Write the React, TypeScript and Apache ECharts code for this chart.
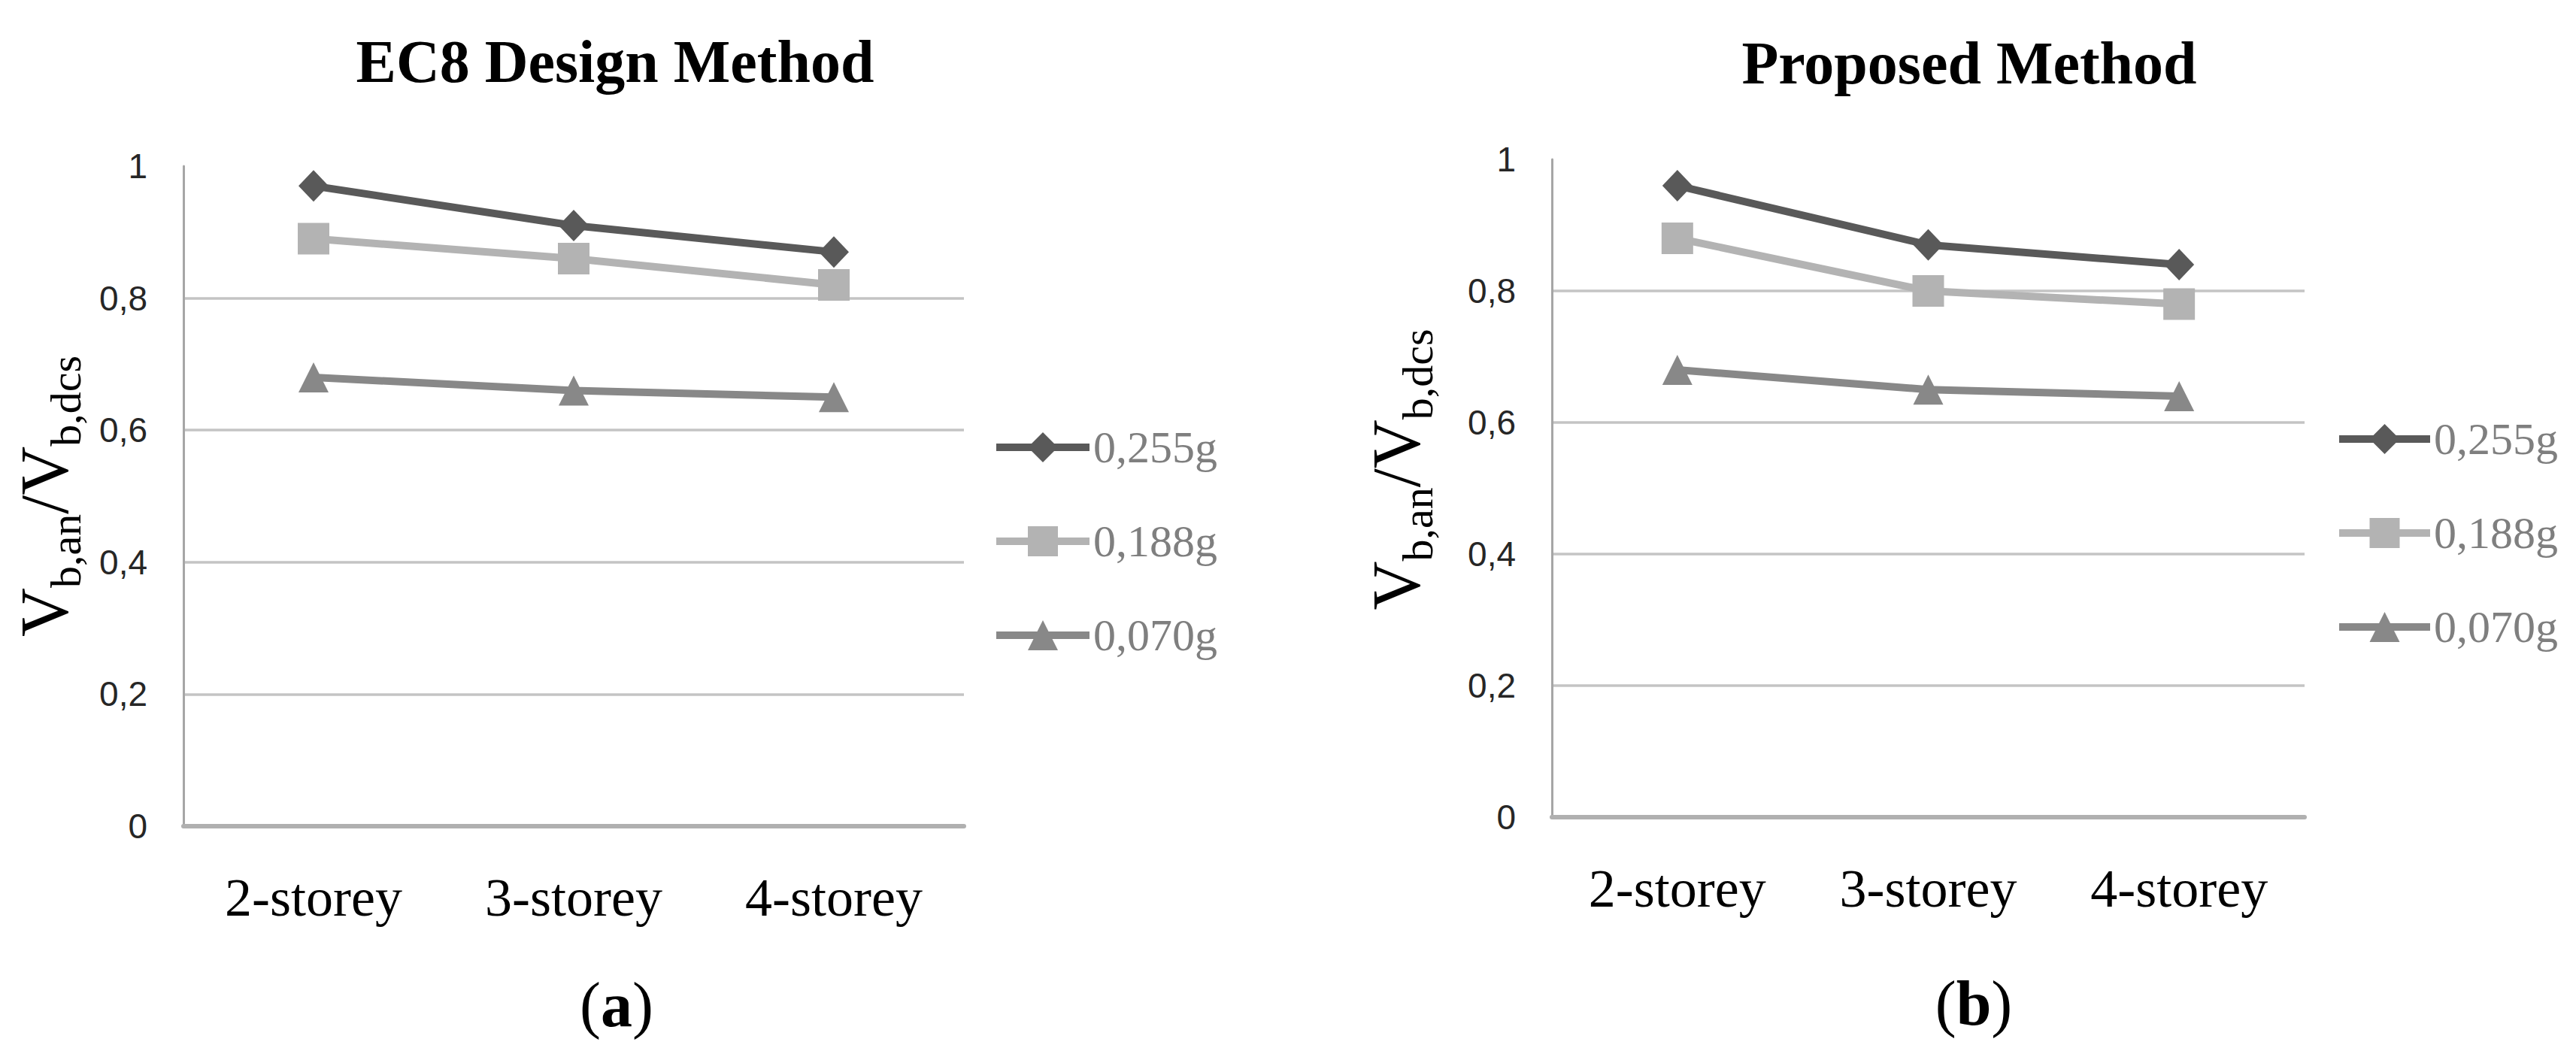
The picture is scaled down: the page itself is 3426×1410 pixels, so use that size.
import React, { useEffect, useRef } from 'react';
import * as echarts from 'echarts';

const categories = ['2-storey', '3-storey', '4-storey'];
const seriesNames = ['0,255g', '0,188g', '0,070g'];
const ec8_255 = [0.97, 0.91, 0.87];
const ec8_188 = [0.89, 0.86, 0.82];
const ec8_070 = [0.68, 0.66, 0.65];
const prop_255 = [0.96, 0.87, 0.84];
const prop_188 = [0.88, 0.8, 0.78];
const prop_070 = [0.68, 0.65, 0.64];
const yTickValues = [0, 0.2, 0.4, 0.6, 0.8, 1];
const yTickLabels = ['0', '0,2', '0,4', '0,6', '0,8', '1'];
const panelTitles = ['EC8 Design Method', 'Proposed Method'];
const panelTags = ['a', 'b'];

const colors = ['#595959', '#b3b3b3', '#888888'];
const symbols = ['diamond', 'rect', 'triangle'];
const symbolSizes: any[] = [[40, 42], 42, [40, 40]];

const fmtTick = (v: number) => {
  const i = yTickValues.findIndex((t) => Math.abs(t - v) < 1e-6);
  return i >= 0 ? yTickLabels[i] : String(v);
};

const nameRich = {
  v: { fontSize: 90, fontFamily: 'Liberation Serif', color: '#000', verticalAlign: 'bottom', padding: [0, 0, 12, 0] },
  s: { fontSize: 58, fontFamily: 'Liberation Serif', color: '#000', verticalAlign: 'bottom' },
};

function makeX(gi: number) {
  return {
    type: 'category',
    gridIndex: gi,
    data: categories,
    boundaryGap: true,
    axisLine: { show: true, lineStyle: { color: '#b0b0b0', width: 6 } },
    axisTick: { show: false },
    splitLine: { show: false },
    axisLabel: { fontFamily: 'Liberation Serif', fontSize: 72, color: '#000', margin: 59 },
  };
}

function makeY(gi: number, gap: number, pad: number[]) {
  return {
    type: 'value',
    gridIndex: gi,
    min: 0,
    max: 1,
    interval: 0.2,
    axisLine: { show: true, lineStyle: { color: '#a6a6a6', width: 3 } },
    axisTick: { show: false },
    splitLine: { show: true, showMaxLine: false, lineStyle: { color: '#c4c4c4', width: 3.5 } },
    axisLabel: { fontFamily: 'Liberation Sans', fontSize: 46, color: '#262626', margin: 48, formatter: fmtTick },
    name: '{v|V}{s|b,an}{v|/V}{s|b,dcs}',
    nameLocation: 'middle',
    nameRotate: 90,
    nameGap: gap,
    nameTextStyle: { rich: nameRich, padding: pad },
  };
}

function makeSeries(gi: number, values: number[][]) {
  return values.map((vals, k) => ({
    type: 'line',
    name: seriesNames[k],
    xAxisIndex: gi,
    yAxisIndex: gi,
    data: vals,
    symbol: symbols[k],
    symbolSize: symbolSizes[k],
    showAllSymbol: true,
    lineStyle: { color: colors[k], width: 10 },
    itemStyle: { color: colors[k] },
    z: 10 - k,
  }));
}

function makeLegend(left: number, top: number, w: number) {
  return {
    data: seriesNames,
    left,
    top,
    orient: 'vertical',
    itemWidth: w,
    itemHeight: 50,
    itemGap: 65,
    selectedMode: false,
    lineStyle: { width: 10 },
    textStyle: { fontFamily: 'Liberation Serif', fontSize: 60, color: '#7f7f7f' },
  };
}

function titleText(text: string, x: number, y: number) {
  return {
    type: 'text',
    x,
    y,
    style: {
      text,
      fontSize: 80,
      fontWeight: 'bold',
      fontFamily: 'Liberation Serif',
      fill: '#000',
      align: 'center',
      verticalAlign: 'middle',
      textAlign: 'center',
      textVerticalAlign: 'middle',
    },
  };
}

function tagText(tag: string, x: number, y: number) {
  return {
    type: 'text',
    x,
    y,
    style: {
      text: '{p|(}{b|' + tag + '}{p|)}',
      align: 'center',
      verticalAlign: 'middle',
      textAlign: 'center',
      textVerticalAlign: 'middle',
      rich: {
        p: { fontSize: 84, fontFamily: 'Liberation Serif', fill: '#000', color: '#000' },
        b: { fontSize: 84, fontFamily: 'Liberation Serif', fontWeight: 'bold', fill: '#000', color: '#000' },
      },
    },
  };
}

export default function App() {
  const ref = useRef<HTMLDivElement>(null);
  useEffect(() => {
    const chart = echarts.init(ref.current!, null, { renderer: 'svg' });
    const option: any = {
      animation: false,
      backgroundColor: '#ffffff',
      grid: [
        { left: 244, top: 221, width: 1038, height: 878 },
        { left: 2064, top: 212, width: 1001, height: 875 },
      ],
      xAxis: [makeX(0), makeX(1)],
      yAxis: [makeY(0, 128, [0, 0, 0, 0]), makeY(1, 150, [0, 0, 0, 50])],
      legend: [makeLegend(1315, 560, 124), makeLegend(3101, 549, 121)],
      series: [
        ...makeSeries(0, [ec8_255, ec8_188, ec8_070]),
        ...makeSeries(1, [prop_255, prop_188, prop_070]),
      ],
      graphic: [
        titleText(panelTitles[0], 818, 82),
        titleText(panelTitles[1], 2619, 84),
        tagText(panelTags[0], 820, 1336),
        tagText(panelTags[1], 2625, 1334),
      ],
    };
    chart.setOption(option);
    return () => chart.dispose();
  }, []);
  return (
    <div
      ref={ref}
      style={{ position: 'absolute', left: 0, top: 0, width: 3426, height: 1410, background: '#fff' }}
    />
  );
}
**********
* [GIVEN REQUEST] From the first line above through the line containing "import * as echarts from 'echarts';", copy everything exactly, without the pictures.

* [ANSWER FOR THIS EXERCISE]
Write the React, TypeScript and Apache ECharts code for this chart.
The picture is scaled down: the page itself is 3426×1410 pixels, so use that size.
import React, { useEffect, useRef } from 'react';
import * as echarts from 'echarts';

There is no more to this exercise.